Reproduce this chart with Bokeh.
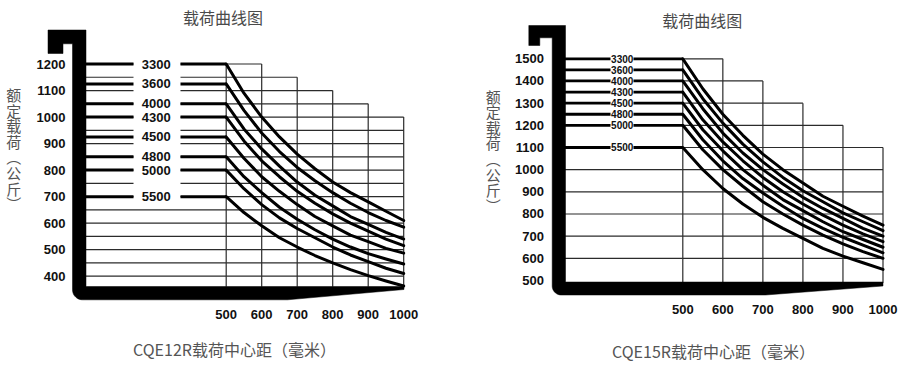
import numpy as np
from bokeh.plotting import figure
from bokeh.layouts import row
from bokeh.models import Range1d
from bokeh.core.properties import value
from bokeh.embed import file_html
from bokeh.resources import INLINE

# ---------------- data ----------------
load_centers = [500, 550, 600, 650, 700, 750, 800, 850, 900, 950, 1000]
x_ticks = [500, 600, 700, 800, 900, 1000]
mast_heights = ["3300", "3600", "4000", "4300", "4500", "4800", "5000", "5500"]

# CQE12R
y_ticks_12 = [400, 500, 600, 700, 800, 900, 1000, 1100, 1200]
rated_12 = [1200, 1125, 1050, 1000, 925, 850, 800, 700]
curve_12_3300 = [1200, 1090, 1000, 925, 860, 805, 755, 715, 680, 645, 610]
curve_12_3600 = [1125, 1025, 940, 870, 810, 760, 715, 675, 640, 610, 585]
curve_12_4000 = [1050, 955, 880, 815, 755, 705, 665, 625, 595, 565, 540]
curve_12_4300 = [1000, 910, 835, 775, 720, 675, 635, 600, 570, 540, 515]
curve_12_4500 = [925, 845, 775, 720, 670, 625, 590, 555, 530, 505, 487]
curve_12_4800 = [850, 775, 715, 660, 615, 575, 540, 510, 485, 465, 446]
curve_12_5000 = [800, 730, 670, 620, 580, 545, 510, 480, 455, 430, 410]
curve_12_5500 = [700, 640, 590, 545, 510, 478, 450, 425, 402, 382, 363]
curves_12 = [curve_12_3300, curve_12_3600, curve_12_4000, curve_12_4300,
             curve_12_4500, curve_12_4800, curve_12_5000, curve_12_5500]
grid_levels_12 = [400, 450, 500, 550, 600, 650, 700, 750, 800, 850, 900,
                  950, 1000, 1050, 1100, 1150, 1200]
step_tops_12 = [1200, 1150, 1100, 1050, 1000]

# CQE15R
y_ticks_15 = [500, 600, 700, 800, 900, 1000, 1100, 1200, 1300, 1400, 1500]
rated_15 = [1500, 1450, 1400, 1350, 1300, 1250, 1200, 1100]
curve_15_3300 = [1500, 1365, 1250, 1155, 1070, 1000, 940, 880, 835, 790, 750]
curve_15_3600 = [1450, 1320, 1210, 1115, 1035, 965, 905, 855, 805, 765, 725]
curve_15_4000 = [1400, 1275, 1165, 1075, 1000, 935, 875, 825, 780, 735, 700]
curve_15_4300 = [1350, 1225, 1125, 1040, 965, 900, 845, 795, 750, 710, 675]
curve_15_4500 = [1300, 1180, 1085, 1000, 930, 865, 815, 765, 720, 685, 650]
curve_15_4800 = [1250, 1135, 1040, 960, 895, 835, 780, 735, 695, 660, 625]
curve_15_5000 = [1200, 1090, 1000, 925, 855, 800, 750, 705, 665, 630, 600]
curve_15_5500 = [1100, 1000, 915, 845, 785, 735, 690, 645, 610, 580, 550]
curves_15 = [curve_15_3300, curve_15_3600, curve_15_4000, curve_15_4300,
             curve_15_4500, curve_15_4800, curve_15_5000, curve_15_5500]
grid_levels_15 = [600, 700, 800, 900, 1000, 1100, 1200, 1300, 1400, 1500]
step_tops_15 = [1500, 1400, 1300, 1200, 1100]

# ---------------- layout (pixel geometry of the page) ----------------
W, H = 450, 365
NUM_FONT = value("Liberation Sans")
CJK_FONT = value("Noto Sans CJK SC")

LEFT = dict(
    fig_x=0, cx0=225.7, sx=0.355, vref=1200, vy0=63.5, sy=0.26525,
    baseline=360, label_max=1200, gap_min=700, gap=(133, 180), label_cx=155.7,
    label_size="13px", thick_w=3.0, ytick_right=65, xtick_y=313.5,
    fork=dict(hook_l=47.5, leg_r=62.5, notch_b=53, band_b=43.3, top=29.5,
              mast_l=72, mast_r=85.5, bar_t=286, bar_b=299.3, taper_x=287,
              tip_x=403.5, tip_b=289, r=10),
    title_xy=(222.5, 16.7), xtitle_xy=(234, 348), ytitle_x=13.3, ytitle_y0=94,
    model="CQE12R",
)
RIGHT = dict(
    fig_x=450, cx0=682.3, sx=0.4004, vref=1500, vy0=58.3, sy=0.2217,
    baseline=490, label_max=1000, gap_min=10 ** 6, gap=(610, 633), label_cx=621.7,
    label_size="10px", thick_w=2.8, ytick_right=543.5, xtick_y=309.3,
    fork=dict(hook_l=528.3, leg_r=539.3, notch_b=45, band_b=37.3, top=25,
              mast_l=551.7, mast_r=565, bar_t=281.5, bar_b=294.5, taper_x=765,
              tip_x=882.5, tip_b=285.5, r=9),
    title_xy=(701.7, 19), xtitle_xy=(713, 350), ytitle_x=492.7, ytitle_y0=95.5,
    model="CQE15R",
)

LINE_COL = "#2b2b2b"


def build_panel(cfg, y_ticks, rated, curves, grid_levels, step_tops):
    X = lambda px: 500 + (px - cfg["cx0"]) / cfg["sx"]
    Y = lambda py: cfg["vref"] + (cfg["vy0"] - py) / cfg["sy"]
    fx0, fy0 = cfg["fig_x"], 0
    p = figure(width=W, height=H,
               x_range=Range1d(X(fx0), X(fx0 + W)),
               y_range=Range1d(Y(fy0 + H), Y(fy0)),
               output_backend="svg", toolbar_location=None,
               x_axis_type=None, y_axis_type=None,
               min_border=0, outline_line_color=None,
               background_fill_color="white", border_fill_color="white")

    mast_in = X(cfg["fork"]["mast_r"] - 1)
    gap0, gap1 = X(cfg["gap"][0]), X(cfg["gap"][1])
    step_starts = x_ticks[:-1]

    # thin grid lines
    x0s, x1s, ys = [], [], []
    for v in grid_levels:
        ends = [s + 100 for s, t in zip(step_starts, step_tops) if t >= v]
        if ends:
            x0s.append(x_ticks[0]); x1s.append(max(ends)); ys.append(v)
        if v <= cfg["label_max"]:
            if v >= cfg["gap_min"]:
                x0s += [mast_in, gap1]; x1s += [gap0, x_ticks[0]]; ys += [v, v]
            else:
                x0s.append(mast_in); x1s.append(x_ticks[0]); ys.append(v)
    p.segment(x0=x0s, y0=ys, x1=x1s, y1=ys, line_color=LINE_COL, line_width=1.2)

    # vertical grid lines (staircase)
    tops = [step_tops[max(k - 1, 0)] for k in range(len(x_ticks))]
    p.segment(x0=x_ticks, y0=[cfg["baseline"]] * len(x_ticks), x1=x_ticks, y1=tops,
              line_color=LINE_COL, line_width=1.2)

    # thick rated-load lines to the 500 mm centre
    n = len(rated)
    p.segment(x0=[mast_in] * n + [gap1] * n, y0=rated + rated,
              x1=[gap0] * n + [x_ticks[0]] * n, y1=rated + rated,
              line_color="black", line_width=cfg["thick_w"])

    # load curves
    p.multi_line(xs=[load_centers] * n, ys=curves, line_color="black",
                 line_width=3, line_join="round", line_cap="round")

    # fork (decoration)
    f = cfg["fork"]
    cx, cy, r = f["mast_l"] + f["r"], f["bar_b"] - f["r"], f["r"]
    t = np.linspace(0, np.pi / 2, 12)
    arc_x = list(cx - r * np.sin(t)); arc_y = list(cy + r * np.cos(t))
    px = ([f["hook_l"], f["mast_r"], f["mast_r"], f["tip_x"], f["tip_x"], f["taper_x"]]
          + arc_x + [f["mast_l"], f["leg_r"], f["leg_r"], f["hook_l"]])
    py = ([f["top"], f["top"], f["bar_t"], f["bar_t"], f["tip_b"], f["bar_b"]]
          + arc_y + [f["band_b"], f["band_b"], f["notch_b"], f["notch_b"]])
    p.patch(x=[X(a) for a in px], y=[Y(b) for b in py], fill_color="black",
            line_color="black", line_width=0.5)

    # curve labels
    p.text(x=[X(cfg["label_cx"])] * n, y=rated, text=mast_heights,
           text_font=NUM_FONT, text_font_style="bold", text_font_size=cfg["label_size"],
           text_align="center", text_baseline="middle", text_color="#111111")

    # tick labels
    p.text(x=[X(cfg["ytick_right"])] * len(y_ticks), y=y_ticks,
           text=[str(v) for v in y_ticks], text_font=NUM_FONT, text_font_style="bold",
           text_font_size="13px", text_align="right", text_baseline="middle",
           text_color="#111111")
    p.text(x=x_ticks, y=[Y(cfg["xtick_y"])] * len(x_ticks),
           text=[str(v) for v in x_ticks], text_font=NUM_FONT, text_font_style="bold",
           text_font_size="13px", text_align="center", text_baseline="middle",
           text_color="#111111")

    # titles
    tx, ty = cfg["title_xy"]
    p.text(x=[X(tx)], y=[Y(ty)], text=["载荷曲线图"], text_font=CJK_FONT,
           text_font_size="16px", text_align="center", text_baseline="middle",
           text_color="#4a4a4a")
    ax, ay = cfg["xtitle_xy"]
    p.text(x=[X(ax)], y=[Y(ay)], text=[cfg["model"] + "载荷中心距（毫米）"],
           text_font=CJK_FONT, text_font_size="16px", text_align="center",
           text_baseline="middle", text_color="#555555")
    chars = ["额", "定", "载", "荷", "︵", "公", "斤", "︶"]
    p.text(x=[X(cfg["ytitle_x"])] * len(chars),
           y=[Y(cfg["ytitle_y0"] + 15.6 * i) for i in range(len(chars))],
           text=chars, text_font=CJK_FONT, text_font_size="15px",
           text_align="center", text_baseline="middle", text_color="#555555")
    return p


p1 = build_panel(LEFT, y_ticks_12, rated_12, curves_12, grid_levels_12, step_tops_12)
p2 = build_panel(RIGHT, y_ticks_15, rated_15, curves_15, grid_levels_15, step_tops_15)
layout = row(p1, p2, spacing=0)

open("out.html", "w").write(file_html(layout, INLINE))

■ **YOUR INSTRUCTIONS**
Return only the lines from the start of the data through the line that contains "from bokeh.resources import INLINE", please, copying them exactly and omitting all pictures.

■ **ANSWER TO THIS PROBLEM**
Reproduce this chart with Bokeh.
import numpy as np
from bokeh.plotting import figure
from bokeh.layouts import row
from bokeh.models import Range1d
from bokeh.core.properties import value
from bokeh.embed import file_html
from bokeh.resources import INLINE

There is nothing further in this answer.